November 27, 2001

The New York Times

Bangladeshi Court Acts to Protect Hindus

DHAKA, Bangladesh, Nov. 25 (Agence France-Presse) — The High Court has ordered the government of Bangladesh to explain its failure to take steps to protect the Hindu minority in this Muslim-dominated country, judicial officials have said.

This weekend, the court gave the government one month to explain why it should not be asked "to take proper steps to protect the country's religious minorities from terrorist attacks on minorities," the judicial officials said today.

Judges Abdul Matin and Marziul Huq issued the order late Saturday following a petition filed by a legal rights group that claimed that both before and after last month's national elections, "the minorities came under various threats, attacks and persecution and were subjected to looting of their properties."

The Oct. 1 elections ended in a victory for Prime Minister Khaleda Zia and her Islamist supporters over her longtime rival, Sheik Hasina.

The government has denied that Hindus have been attacked.

Citing what it said were its own investigations and newspaper reports, the legal rights group, Ain-O- Salish Kendra, also claimed in its petition to the High Court that women and even children had been subjected to rape.

In a related development, a journalist who is known as a campaigner against Muslim fundamentalism has been arrested for alleged antistate activities.

He had just returned from neighboring India, where he was interviewing Bangladeshi Hindus who said they had fled attacks.

Indian officials say Bangladeshi Hindus have been pouring into India to escape attacks after the Islamist- allied government came to power.
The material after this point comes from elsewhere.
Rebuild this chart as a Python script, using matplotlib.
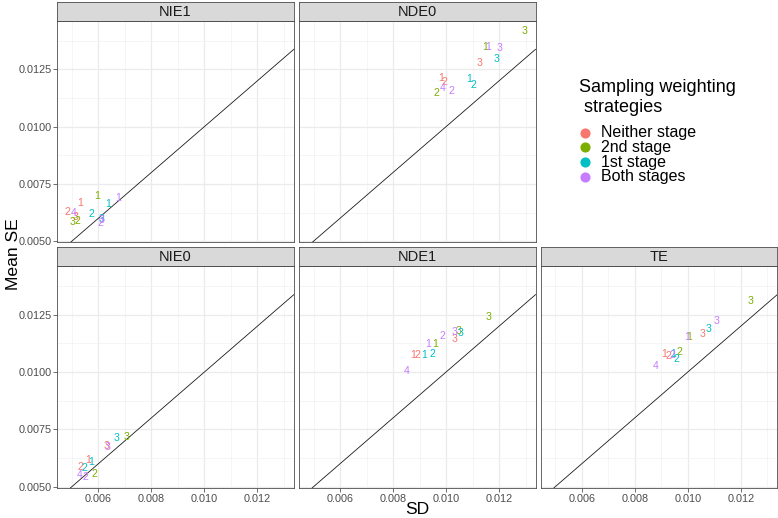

A judge today rejected a request by the journalist, Shahriar Kabir, for bail, and granted police two days to question him.

Mr. Kabir has filmed and written about alleged attacks on Bangladesh's minority Hindu population, who represent around 10 percent of the country's 130 million people. Muslims account for almost 90 percent.

A government statement said Mr. Kabir was "involved in a heinous bid to tarnish the image of Bangladesh and its government."

It said items seized from him, including pictures and video footage, were "objectionable, misleading, instigating and provocative to destroy communal harmony."

The Daily Star newspaper on Sunday strongly criticized the government for arresting the journalist, saying "whatever Shariar Kabir has said were public statements and there is nothing which suggests anti- state activities." Other dailies also criticized the arrest and called for Mr. Kabir's release.

The Indian police said they arrested nearly 250 Hindu Bangladeshis in the past three days for illegally crossing the border into eastern India.